Como conclusão e a título de exemplo, aqui estão algumas ideias para fracionar seus próximos treinos e torná-los um pouco mais semelhantes ao estilo queniano:
- Se quiser fazer 12 km, faça como Florence: 10×600, 10×400 e 10×200.
- Se quiser fazer 10 km, tente isso: 2×1500, 3×1000, 4×500, 8×250.
- Se quiser fazer 6 km, aqui um exemplo: 2×1000, 3×800, 4×400.
- Se quiser fazer 4 km, experimente isso: 1×1200, 1×1000, 1×800, 1×600, 1×400.
Os ritmos não são apontados porque dependem do seu nível, mas você poderia começar a série mais longa no seu ritmo de 10 km e, a partir daí, cada vez que diminuir a distância, deve ir um pouco mais rápido. Quanto às recuperações, entre um e dois minutos entre as séries, podendo prolongar até 4 ou 5 minutos entre os blocos. Parece bem?

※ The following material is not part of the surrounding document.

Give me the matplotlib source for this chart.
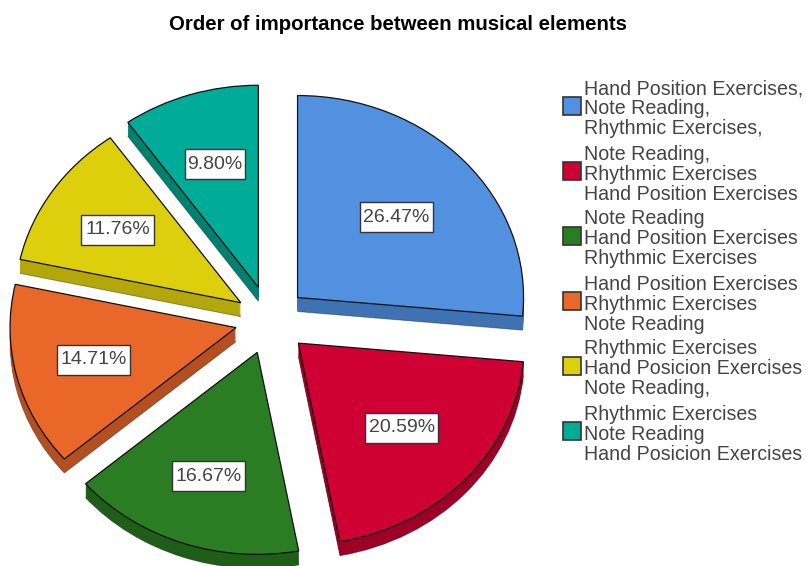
import matplotlib
matplotlib.use('Agg')
import matplotlib.pyplot as plt
from matplotlib.patches import Rectangle
import numpy as np

plt.rcParams['font.family'] = ['Liberation Sans', 'DejaVu Sans']

W, H = 806, 566

title = 'Order of importance between musical elements'
values = [26.47, 20.59, 16.67, 14.71, 11.76, 9.80]
pct_labels = ['26.47%', '20.59%', '16.67%', '14.71%', '11.76%', '9.80%']
colors = ['#5191e0', '#cf0033', '#2a7d22', '#ea672a', '#decf0d', '#00ac98']
side_colors = ['#3f72b3', '#9c0026', '#1f5e19', '#b34f20', '#b3a70b', '#00806f']
explode = [0.165, 0.17, 0.17, 0.155, 0.155, 0.17]
label_radius = [0.59, 0.62, 0.65, 0.65, 0.655, 0.64]
label_box_px = [73, 73, 73, 73, 73, 60]
legend_labels = [
    ['Hand Position Exercises,', 'Note Reading,', 'Rhythmic Exercises,'],
    ['Note Reading,', 'Rhythmic Exercises', 'Hand Position Exercises'],
    ['Note Reading', 'Hand Position Exercises', 'Rhythmic Exercises'],
    ['Hand Position Exercises', 'Rhythmic Exercises', 'Note Reading'],
    ['Rhythmic Exercises', 'Hand Posicion Exercises', 'Note Reading,'],
    ['Rhythmic Exercises', 'Note Reading', 'Hand Posicion Exercises'],
]

fig = plt.figure(figsize=(W / 100, H / 100), dpi=100, facecolor='white')

# pixel overlay for the title and legend
bg = fig.add_axes([0, 0, 1, 1])
bg.set_xlim(0, W)
bg.set_ylim(H, 0)
bg.axis('off')

# pie axes: radius 1 = 226 px wide, 202 px tall
cx, cy, rx, ry = 270, 320, 226, 202
ax = fig.add_axes([(cx - 2 * rx) / W, 1 - (cy + 2 * ry) / H, 4 * rx / W, 4 * ry / H])

depth = 14 / ry
for k in range(14, 0, -1):
    edge = (0, 0, 0, 0.35) if k == 14 else 'none'
    ax.pie(values, colors=side_colors, explode=explode, startangle=90, counterclock=False,
           radius=1, center=(0, -k * depth / 14), frame=False,
           wedgeprops=dict(edgecolor=edge, linewidth=0.7))

wedges, texts = ax.pie(values, colors=colors, explode=explode, startangle=90, counterclock=False,
                       radius=1, center=(0, 0), frame=False,
                       wedgeprops=dict(edgecolor='#111111', linewidth=0.9))

ax.set_aspect('auto')
ax.set_xlim(-2, 2)
ax.set_ylim(-2, 2)
ax.axis('off')

box_h = 30 / ry
for w, lab, r, bw in zip(wedges, pct_labels, label_radius, label_box_px):
    mid = np.deg2rad((w.theta1 + w.theta2) / 2)
    x = w.center[0] + r * np.cos(mid)
    y = w.center[1] + r * np.sin(mid)
    box_w = bw / rx
    ax.add_patch(Rectangle((x - box_w / 2, y - box_h / 2), box_w, box_h, fc='white',
                           ec='#333333', lw=1.0, zorder=5))
    ax.text(x, y, lab, ha='center', va='center', fontsize=14, color='#444444', zorder=6)

bg.text(398, 25, title, ha='center', va='center', fontsize=14.7, fontweight='bold', color='black')

for i, lines in enumerate(legend_labels):
    top = 88 + i * 65
    for j, line in enumerate(lines):
        bg.text(584, top + 1 + j * 20, line, ha='left', va='center', fontsize=14.1, color='#444444')
    bg.add_patch(Rectangle((563, top + 9), 18, 18, fc=colors[i], ec='#333333', lw=1.2))

plt.savefig('out.png', dpi=100, facecolor='white')
plt.close()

E lembre-se: trata-se de não treinar demais suas fibras lentas, então se perceber que está difícil manter o ritmo previsto para uma série, em vez de sofrer e acabar mais devagar, pare. E na próxima repetição, faça uma distância menor (isso é ideal para pessoas que treinam em grupo: em vez de se descolar e continuar, pare quando perder o contato e volte a se unir na próxima série).